According to a new study, the pandemic, far from reducing anti-Muslim hate crimes has accelerated some of the worst narratives against Islam and Muslims.
A new report on Islamophobia in Europe has warned that hate crimes against Muslims in the continent have “worsened, if not reached a tipping point,” over the last two years.
The pandemic resulted in relatively fewer physical attacks on Muslims and their places of worship, but that didn’t result in less hate speech. Instead, according to the authors, there was an increase in online hate speech, which has longer-term implications for how Islamophobia is tackled across the continent.
Enes Bayrakli, one of the report’s co-authors, described the increase of online abuse directed at Muslims as a “significant trend.”
“This is worrying because online narratives don’t stay online and can create a climate for physical attacks to occur in the real world,” said Bayrakli speaking to TRT World.
A report in 2020 looking at online trends of Islamophobia found ubiquitous examples of fake news, which included themes that Muslims were super-spreaders of Covid-19, that mosques were covid vectors or that pandemic rules were applied more leniently towards Muslims out of fear of being accused of racism.
Such fake news stories represented an intersection and a development in narratives against Muslims that are common themes amongst Islamophobes.
Mainstream media outlets also contributed to the idea of linking images of Muslims to the pandemic and therefore legitimising negative tropes about Muslims and the pandemic.

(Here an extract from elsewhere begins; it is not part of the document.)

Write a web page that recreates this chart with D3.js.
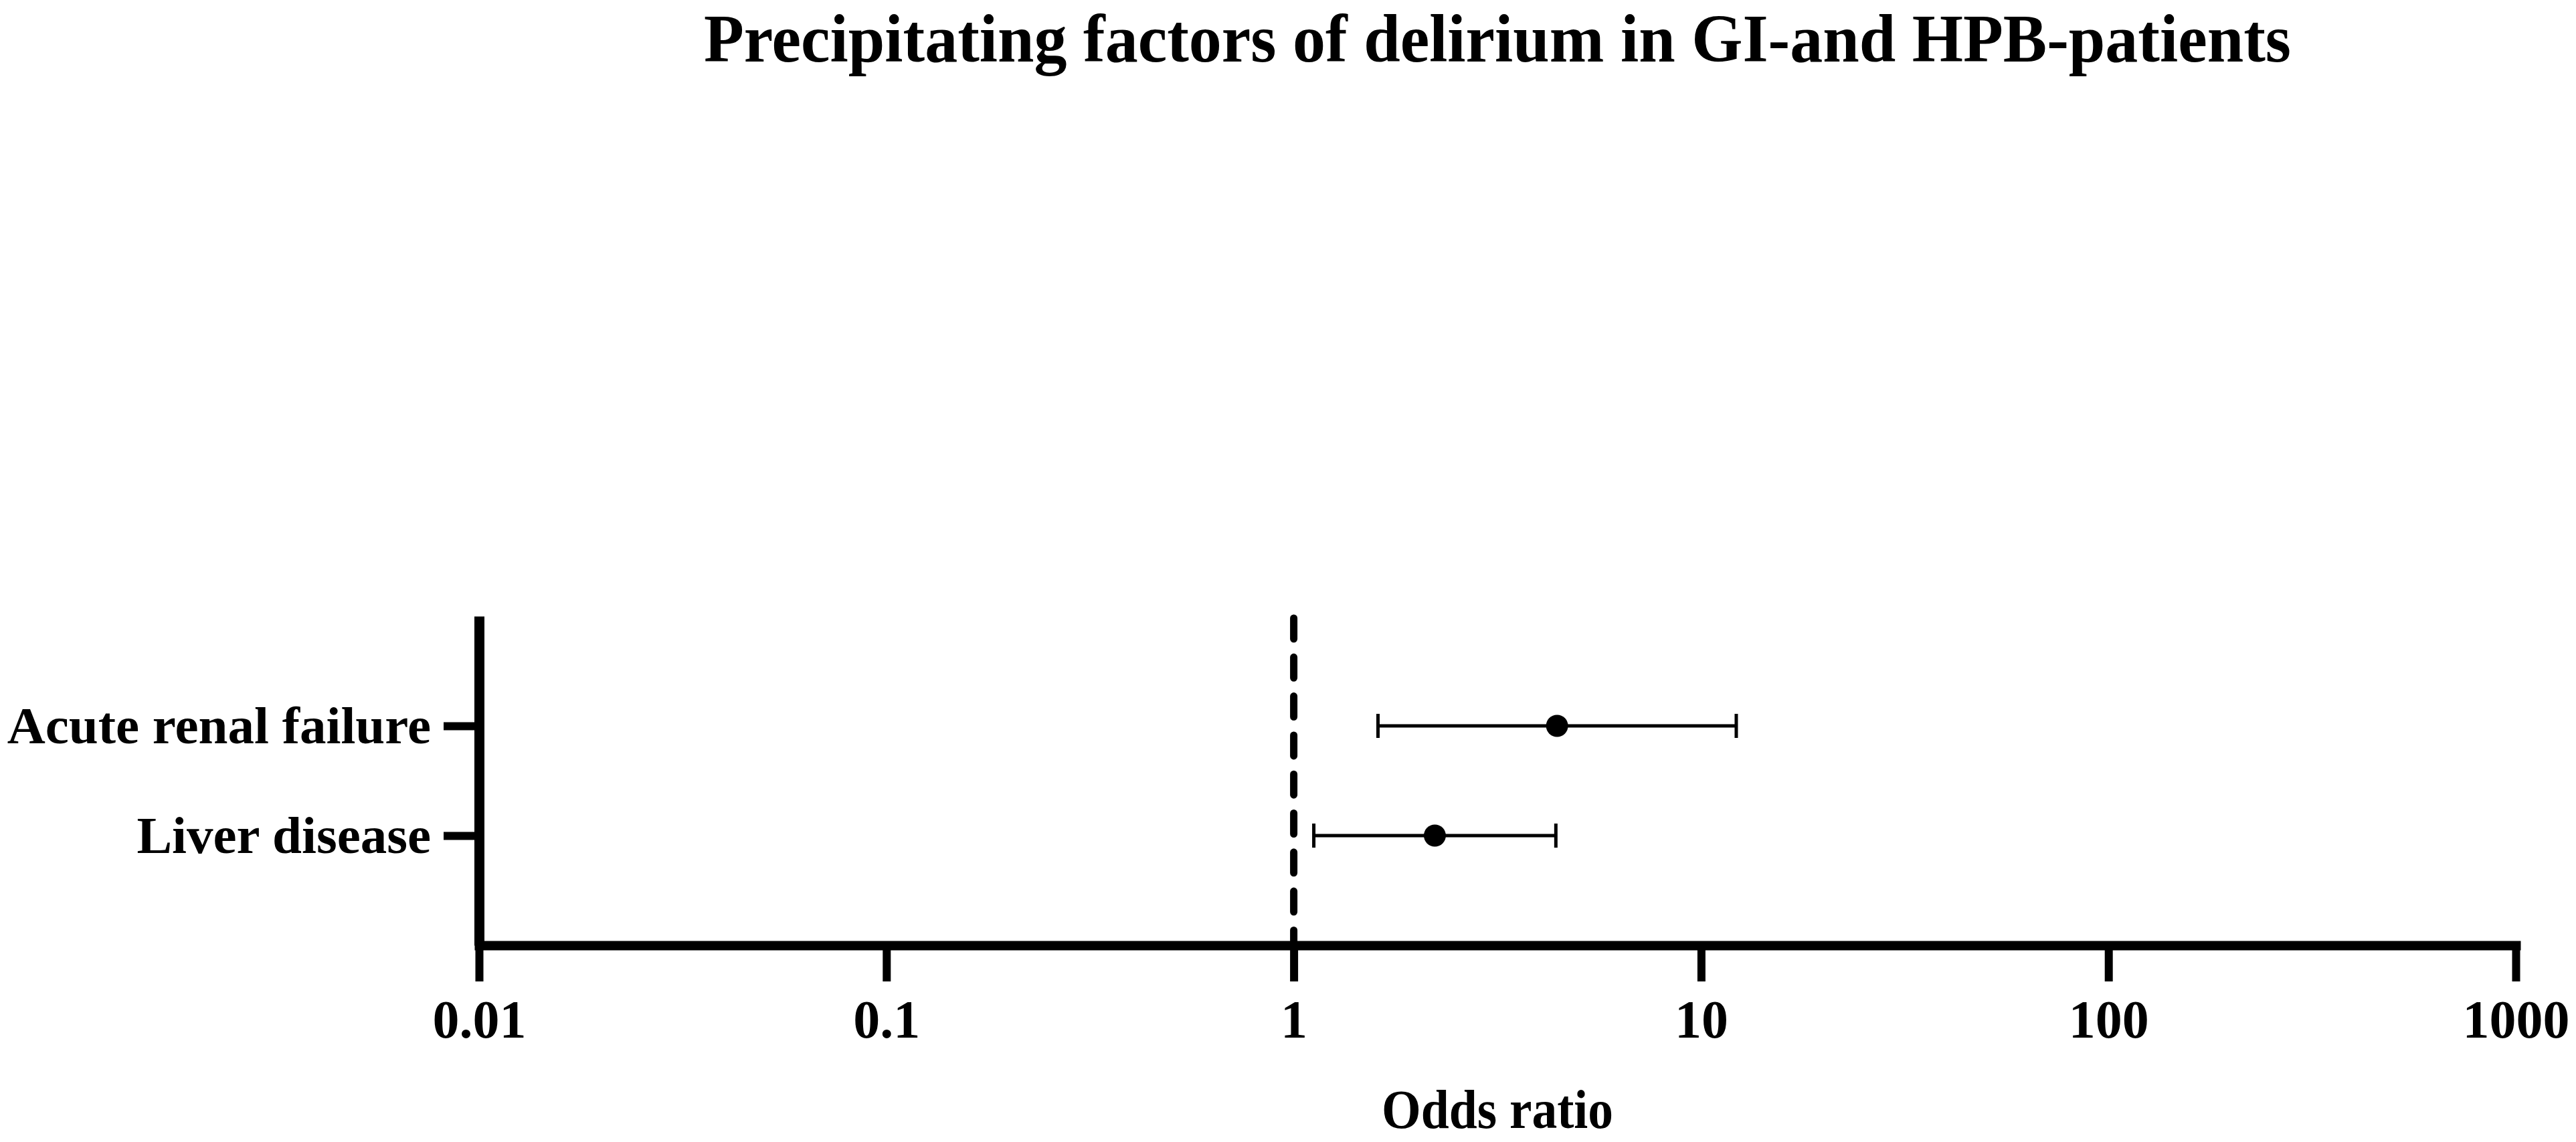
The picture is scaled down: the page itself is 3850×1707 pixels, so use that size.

Another important feature of this year’s Islamophobia report is the cover image depicting the French President Emmanuel Macron.
When asked why this was significant, Bayrakli said that “Macron has become the face of institutional and structural Islamophobia in Europe. His policies are directly targeting, discrimination and criminalising Muslims in France.”
There are few countries in Europe where Islam and Muslims face as much scrutiny as they do in France.
“There are of course other politicians in Europe who are following the same policies as France,” says Bayrakli, but France is applying “Islamophobic practices at the state level in dealing with their Muslim minorities,” he added.
This week alone saw two mosques attacked in France against a backdrop of rising anti-Muslim rhetoric from the countries political establishment, which increasingly frames Muslims as the threat within.
France has closed down more than 17 mosques for violating vague “security laws” or not having the right “safety standards” in the last two years. An additional 89 mosques are also under surveillance.
According to this year’s report on Islamophobia, France’s systemic pressure on Muslims has resulted in unprecedented “increasing number of police searches, threats of eviction, as well as mosques and school closures, including the dissolution of a humanitarian NGO and a human rights organisation defending Muslims in France against racism and discrimination.”
When put together these actions, the report warned, “threatened the fundamental freedoms of Muslims.”
Other findings in the report
While in many countries in Europe, Islamophobic crimes went down, according to this year’s Islamophobia report, Germany bucked the trend.
More than 901 Islamophobic crimes were committed across Germany in 2020, 146 of which targeted mosques and 48 of which targeted people. At the same time, anti-Muslim social movements organised their rallies despite the pandemic.
The report criticised many European states for failing to report Islamophobic incidents as a separate category of hate crime.
“The recording of anti-Muslim/Islamophobic crimes by the police as a separate category of hate crime is essential to uncover the real extent of this problem and to develop counter-strategies to combat it.”
Muslims in Austria also faced another difficult year, with hate crimes more than doubling to 812 reported incidents.
According to the report, the Muslim community in Austria has also faced another challenging year.
Earlier this year, Austrian civil society groups came out strongly against a “state-directed racist and Islamophobic campaign”, which saw authorities raid countless Muslim homes in 60 raids in November of 2020.
The raids were carried out at the behest of the then country’s right-wing Interior Minister, Karl Nehammer, resulting in heavily armed forces violently breaking into homes early in the morning.
The government hailed the raids as a success. However, the lack of results has cast doubt on the aim of the raids in a country that has increasingly seen an increase in anti-Muslim rhetoric.